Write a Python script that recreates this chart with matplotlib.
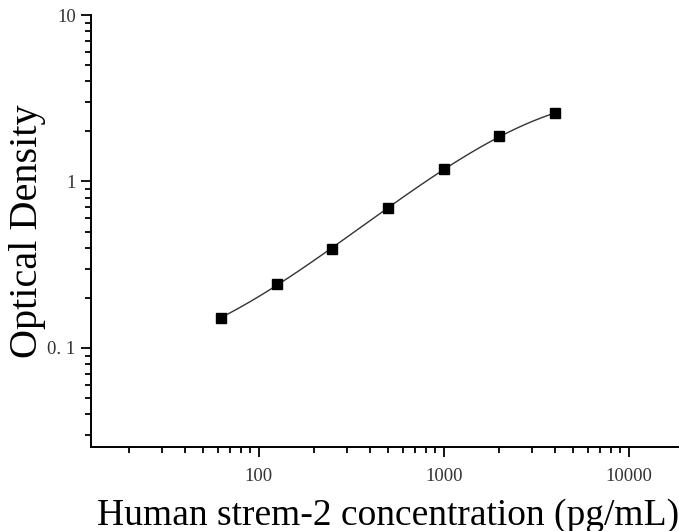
import numpy as np
import matplotlib
matplotlib.use("Agg")
import matplotlib.pyplot as plt
from matplotlib.ticker import LogLocator, FixedLocator, NullFormatter

concentration = [62.5, 125, 250, 500, 1000, 2000, 4000]
optical_density = [0.151, 0.243, 0.394, 0.691, 1.186, 1.863, 2.572]
x_ticks = [100, 1000, 10000]
x_tick_labels = ["100", "1000", "10000"]
y_ticks = [0.1, 1, 10]
y_tick_labels = ["0. 1", "1", "10"]

plt.rcParams['font.family'] = ['Liberation Serif', 'DejaVu Serif']

fig = plt.figure(figsize=(6.79, 5.31), dpi=100)
ax = fig.add_axes([91/679, 1-447/531, (684.4-91)/679, (447-15)/531])

# smooth fitted curve (cubic fit in log-log space)
lx = np.log10(concentration)
ly = np.log10(optical_density)
coef = np.polyfit(lx, ly, 3)
xs = np.linspace(lx.min(), lx.max(), 300)
ax.plot(10**xs, 10**np.polyval(coef, xs), color='#333333', lw=1.0, zorder=2)
ax.plot(concentration, optical_density, 's', color='black', ms=7.5, zorder=3)

ax.set_xscale('log')
ax.set_yscale('log')
ax.set_xlim(12.4, 20000)
ax.set_ylim(0.0254, 10)

ax.xaxis.set_major_locator(FixedLocator(x_ticks))
ax.set_xticklabels(x_tick_labels)
ax.yaxis.set_major_locator(FixedLocator(y_ticks))
ax.set_yticklabels(y_tick_labels)
ax.xaxis.set_minor_locator(LogLocator(base=10, subs=np.arange(2, 10)))
ax.yaxis.set_minor_locator(LogLocator(base=10, subs=np.arange(2, 10)))
ax.xaxis.set_minor_formatter(NullFormatter())
ax.yaxis.set_minor_formatter(NullFormatter())

for s in ['top', 'right']:
    ax.spines[s].set_visible(False)
for s in ['left', 'bottom']:
    ax.spines[s].set_linewidth(1.4)
    ax.spines[s].set_color('black')

ax.tick_params(which='major', direction='out', length=7, width=1.3, labelsize=13.5,
               labelcolor='#333333')
ax.tick_params(axis='x', which='major', pad=8)
ax.tick_params(axis='y', which='major', pad=4)
ax.tick_params(which='minor', direction='out', length=4.5, width=1.3)

ax.set_xlabel('Human strem-2 concentration (pg/mL)', fontsize=27, labelpad=10)
ax.set_ylabel('Optical Density', fontsize=29, labelpad=1)

fig.savefig('out.png', dpi=100)
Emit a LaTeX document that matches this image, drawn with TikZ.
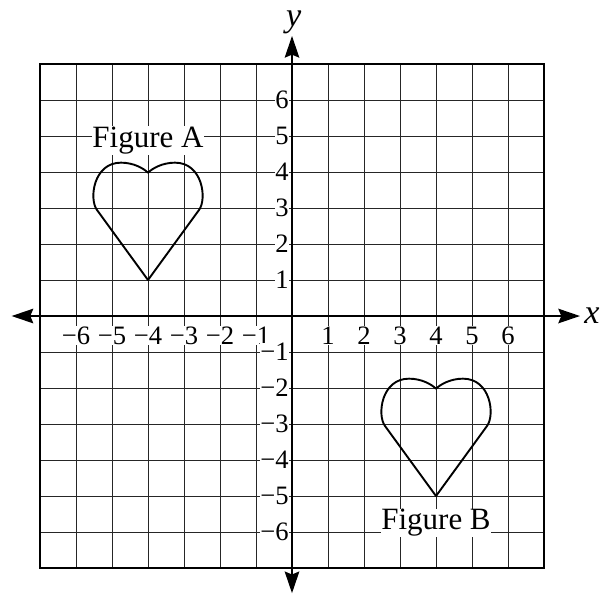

+ + + + +

Restate the lines of the records exactly, starting at the first and stopping after the line with "ax.set_ylim(0.0254, 10)". Leave out any picture.

→ Solution for this exercise:
Write a Python script that recreates this chart with matplotlib.
import numpy as np
import matplotlib
matplotlib.use("Agg")
import matplotlib.pyplot as plt
from matplotlib.ticker import LogLocator, FixedLocator, NullFormatter

concentration = [62.5, 125, 250, 500, 1000, 2000, 4000]
optical_density = [0.151, 0.243, 0.394, 0.691, 1.186, 1.863, 2.572]
x_ticks = [100, 1000, 10000]
x_tick_labels = ["100", "1000", "10000"]
y_ticks = [0.1, 1, 10]
y_tick_labels = ["0. 1", "1", "10"]

plt.rcParams['font.family'] = ['Liberation Serif', 'DejaVu Serif']

fig = plt.figure(figsize=(6.79, 5.31), dpi=100)
ax = fig.add_axes([91/679, 1-447/531, (684.4-91)/679, (447-15)/531])

# smooth fitted curve (cubic fit in log-log space)
lx = np.log10(concentration)
ly = np.log10(optical_density)
coef = np.polyfit(lx, ly, 3)
xs = np.linspace(lx.min(), lx.max(), 300)
ax.plot(10**xs, 10**np.polyval(coef, xs), color='#333333', lw=1.0, zorder=2)
ax.plot(concentration, optical_density, 's', color='black', ms=7.5, zorder=3)

ax.set_xscale('log')
ax.set_yscale('log')
ax.set_xlim(12.4, 20000)
ax.set_ylim(0.0254, 10)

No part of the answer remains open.